Remove NAs when using mapply for ttest in R

code123 picture code123 · Feb 22, 2015 · Viewed 9.7k times · Source

I would like to do a column-wise ttest between two dataframes in R. That is, ttest(df1$col1,df2$col1) ,ttest(df1$col2,df2$col2) and so on....The best option here is to use mapply or Map function. Something like:

mapply(t.test,tnav_DJF_histo.csv[,-1],tnav_DJF.csv[,-1])

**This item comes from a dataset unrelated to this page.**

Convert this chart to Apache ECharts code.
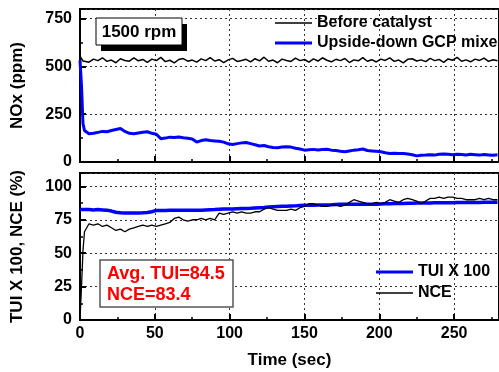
<!DOCTYPE html>
<html><head><meta charset="utf-8">
<script src="https://cdn.jsdelivr.net/npm/echarts@6/dist/echarts.min.js"></script>
<style>html,body{margin:0;padding:0;background:#fff}#c{width:499px;height:372px}</style>
</head><body><div id="c"></div>
<script>
// time samples (sec)
const timeSec = [0,1,2,3,6,9,12,15,18,21,
24,27,30,33,36,39,42,45,48,51,
54,57,60,63,66,69,72,75,78,81,
84,87,90,93,96,99,102,105,108,111,
114,117,120,123,126,129,132,135,138,141,
144,147,150,153,156,159,162,165,168,171,
174,177,180,183,186,189,192,195,198,201,
204,207,210,213,216,219,222,225,228,231,
234,237,240,243,246,249,252,255,258,261,
264,267,270,273,276,279];
// NOx (ppm) before catalyst
const beforeCatalyst = [555,540,528,535,522,538,530,545,526,533,
519,540,531,527,544,529,536,521,538,530,
547,525,532,518,536,541,527,533,522,539,
530,546,528,535,520,534,542,526,531,537,
523,540,529,548,527,533,519,538,531,526,
543,530,536,522,539,528,545,532,524,537,
530,541,520,534,529,546,527,535,523,538,
531,544,526,533,518,537,540,528,534,525,
542,530,536,521,539,532,547,527,534,524,
538,531,543,526,535,529];
// NOx (ppm) upside-down GCP mixer
const upsideDown = [531,400,200,165,148,150,155,160,158,165,
170,175,160,150,148,152,155,158,150,145,
122,125,130,128,131,127,124,120,104,112,
116,112,110,108,104,95,92,96,100,102,
96,90,84,86,80,76,75,78,80,78,
72,68,62,64,66,63,65,67,62,60,
56,54,58,62,64,68,60,58,56,54,
48,44,46,44,45,42,38,32,35,36,
38,36,40,42,40,38,41,39,37,40,
38,36,39,37,35,38];
// TUI x 100 (%)
const tuiX100 = [82.6,82.6,82.6,82.6,82.6,82.4,82.6,82.4,82.2,81.5,
80.6,80.2,80,80,80,80,80.2,80.5,81,82,
82,82,82.1,82.1,82.1,82.1,82.1,82.1,82.1,82.1,
82.3,82.5,82.6,82.8,83,83,83,83.2,83.4,83.5,
83.6,83.8,84,84.2,84.5,84.8,85,85.1,85.2,85.3,
85.4,85.6,85.8,85.8,85.9,86,86,86.1,86.2,86.4,
86.6,86.6,86.6,86.6,86.6,86.6,86.6,86.7,86.7,86.8,
86.9,87,87.1,87.1,87.2,87.3,87.4,87.5,87.5,87.6,
87.6,87.7,87.7,87.8,87.8,87.8,87.9,87.9,88,88,
88,88,88.1,88.1,88.1,88.2];
// NCE (%)
const nce = [0,25,52,66,72,71,72,70,71,69,
67,68,66,68,69,70,71,70,71,70,
71,72,73,76,77,75,74,75,75,76,
75,76,75,80,79,80,81,80,81,80,
80,81,81,83,84,83,82,82,82,83,
82,84,85,87,87,86,85,85,86,86,
85,86,88,90,89,88,87,87,88,87,
88,90,89,88,90,91,90,89,87,89,
91,91,92,91,92,92,91,91,90,90,
90,91,90,91,90,90];
const topYTicks = [0, 800, 250];
const botYTicks = [0, 110, 25];
const xTicks = [0, 280, 50];

const pairs = (ys) => timeSec.map((t, i) => [t, ys[i]]);
const FF = '"Liberation Sans", Arial, sans-serif';
const lbl = {fontFamily: FF, fontWeight: 'bold', fontSize: 16, color: '#000'};
const grid = {type: [2, 3], color: '#333', width: 1};
const thickIcon = 'path://M0,0H37V3H0Z';
const thinIcon = 'path://M0,0H37V1.6H0Z';

function xAxis(gi, showLabels) {
  return {
    type: 'value', gridIndex: gi, min: xTicks[0], max: xTicks[1], interval: xTicks[2],
    axisLine: {show: true, onZero: false, lineStyle: {color: '#000', width: 2}},
    axisTick: {show: true, inside: true, length: 6, lineStyle: {color: '#000', width: 2}},
    minorTick: {show: true, splitNumber: 2, length: 3, lineStyle: {color: '#000', width: 1.5}},
    splitLine: {show: true, lineStyle: grid},
    axisLabel: Object.assign({show: showLabels, margin: 6, showMaxLabel: false}, lbl),
    name: showLabels ? 'Time (sec)' : '', nameLocation: 'middle', nameGap: 32,
    nameTextStyle: {fontFamily: FF, fontWeight: 'bold', fontSize: 17, color: '#000'}
  };
}
function yAxis(gi, ticks, name) {
  return {
    type: 'value', gridIndex: gi, min: ticks[0], max: ticks[1], interval: ticks[2],
    axisLine: {show: true, lineStyle: {color: '#000', width: 2}},
    axisTick: {show: true, inside: true, length: 6, lineStyle: {color: '#000', width: 2}},
    minorTick: {show: true, splitNumber: 2, length: 3, lineStyle: {color: '#000', width: 1.5}},
    splitLine: {show: true, lineStyle: grid},
    axisLabel: Object.assign({margin: 8, showMaxLabel: false}, lbl),
    name: name, nameLocation: 'middle', nameGap: 54,
    nameTextStyle: {fontFamily: FF, fontWeight: 'bold', fontSize: 17, color: '#000'}
  };
}

const chart = echarts.init(document.getElementById('c'), null, {renderer: 'canvas'});
chart.setOption({
  animation: false,
  backgroundColor: '#fff',
  grid: [
    {left: 80, top: 9, height: 153, right: -62.6, show: true, borderColor: '#000', borderWidth: 2},
    {left: 80, top: 173, height: 147, right: -25.6, show: true, borderColor: '#000', borderWidth: 2}
  ],
  xAxis: [xAxis(0, false), xAxis(1, true)],
  yAxis: [yAxis(0, topYTicks, 'NOx (ppm)'), yAxis(1, botYTicks, 'TUI X 100, NCE (%)')],
  legend: [
    {data: [{name: 'Before catalyst', icon: thinIcon}, {name: 'Upside-down GCP mixer', icon: thickIcon}],
     left: 275, top: 15, orient: 'vertical',
     itemWidth: 37, itemHeight: 14, itemGap: 4, padding: 0, textStyle: lbl},
    {data: [{name: 'TUI X 100', icon: thickIcon}, {name: 'NCE', icon: thinIcon}],
     left: 376, top: 264, orient: 'vertical',
     itemWidth: 37, itemHeight: 14, itemGap: 5, padding: 0, textStyle: lbl}
  ],
  series: [
    {name: 'Before catalyst', type: 'line', xAxisIndex: 0, yAxisIndex: 0, symbol: 'none',
     lineStyle: {color: '#000', width: 1.5}, itemStyle: {color: '#000'}, data: pairs(beforeCatalyst)},
    {name: 'Upside-down GCP mixer', type: 'line', xAxisIndex: 0, yAxisIndex: 0, symbol: 'none',
     lineStyle: {color: '#0000ff', width: 3}, itemStyle: {color: '#0000ff'}, data: pairs(upsideDown)},
    {name: 'TUI X 100', type: 'line', xAxisIndex: 1, yAxisIndex: 1, symbol: 'none',
     lineStyle: {color: '#0000ff', width: 3.5}, itemStyle: {color: '#0000ff'}, data: pairs(tuiX100)},
    {name: 'NCE', type: 'line', xAxisIndex: 1, yAxisIndex: 1, symbol: 'none',
     lineStyle: {color: '#000', width: 1.3}, itemStyle: {color: '#000'}, data: pairs(nce)}
  ],
  graphic: [
    {type: 'rect', shape: {x: 101, y: 24, width: 86, height: 27}, style: {fill: '#000'}, z: 100},
    {type: 'rect', shape: {x: 96, y: 18, width: 86, height: 27}, style: {fill: '#fff', stroke: '#000', lineWidth: 1}, z: 101},
    {type: 'text', x: 139, y: 32, z: 102, style: {text: '1500 rpm', fill: '#000', font: 'bold 17px ' + FF, align: 'center', verticalAlign: 'middle'}},
    {type: 'rect', shape: {x: 100, y: 260, width: 133, height: 47}, style: {fill: '#fff', stroke: '#555', lineWidth: 1.5}, z: 100},
    {type: 'text', x: 107, y: 274, z: 102, style: {text: 'Avg. TUI=84.5', fill: '#ff0000', font: 'bold 18px ' + FF, align: 'left', verticalAlign: 'middle'}},
    {type: 'text', x: 107, y: 295, z: 102, style: {text: 'NCE=83.4', fill: '#ff0000', font: 'bold 18px ' + FF, align: 'left', verticalAlign: 'middle'}}
  ]
});
</script></body></html>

works perfectly but if one of your df columns has NAs, it fails with this error:

Error in t.test.default(dots[[1L]][[1L]], dots[[2L]][[1L]]) : 
  not enough 'y' observations

Question: how can I use na.rm to get the job done? For example, if a column in tnav_DJF.csv[,-1] has Nas but no NAs in tnav_DJF_histo.csv[,-1], how can I tell mapply to to ignore or skip the analyses for these columns?

Many thanks.

aez.

Answer

LyzandeR picture LyzandeR · Feb 22, 2015

You can do this with mapply and an anonymous function as follows:

Example data:

df1 <- data.frame(a=runif(20), b=runif(20), c=rep(NA,20))
df2 <- data.frame(a=runif(20), b=runif(20), c=c(NA,1:18,NA))
#notice df1's third column is just NAs

Solution:

Use mapply with an anonymous function as follows:

#anonumous function testing for NAs
mapply(function(x, y) {
  if(all(is.na(x)) || all(is.na(y))) NULL else t.test(x, y, na.action=na.omit)
  }, df1, df2)

Output:

$a

    Welch Two Sample t-test

data:  x and y
t = 1.4757, df = 37.337, p-value = 0.1484
alternative hypothesis: true difference in means is not equal to 0
95 percent confidence interval:
 -0.0543192  0.3458648
sample estimates:
mean of x mean of y 
0.5217619 0.3759890 


$b

    Welch Two Sample t-test

data:  x and y
t = 1.1689, df = 37.7, p-value = 0.2498
alternative hypothesis: true difference in means is not equal to 0
95 percent confidence interval:
 -0.0815067  0.3041051
sample estimates:
mean of x mean of y 
0.5846343 0.4733351 


$c
NULL

P.S. There is no na.rm argument in the t.test function to use. There is only a na.action argument but even if you set that to na.omit (which I have) you will still get an error if all the column elements are NA.

P.S.2 If some of the elements of either x or y are NA then the t.test function will run properly by omitting those elements. If you want to ignore calculating the t.test if any of the columns contains even a single NA, then you need to change the all in the above function to any.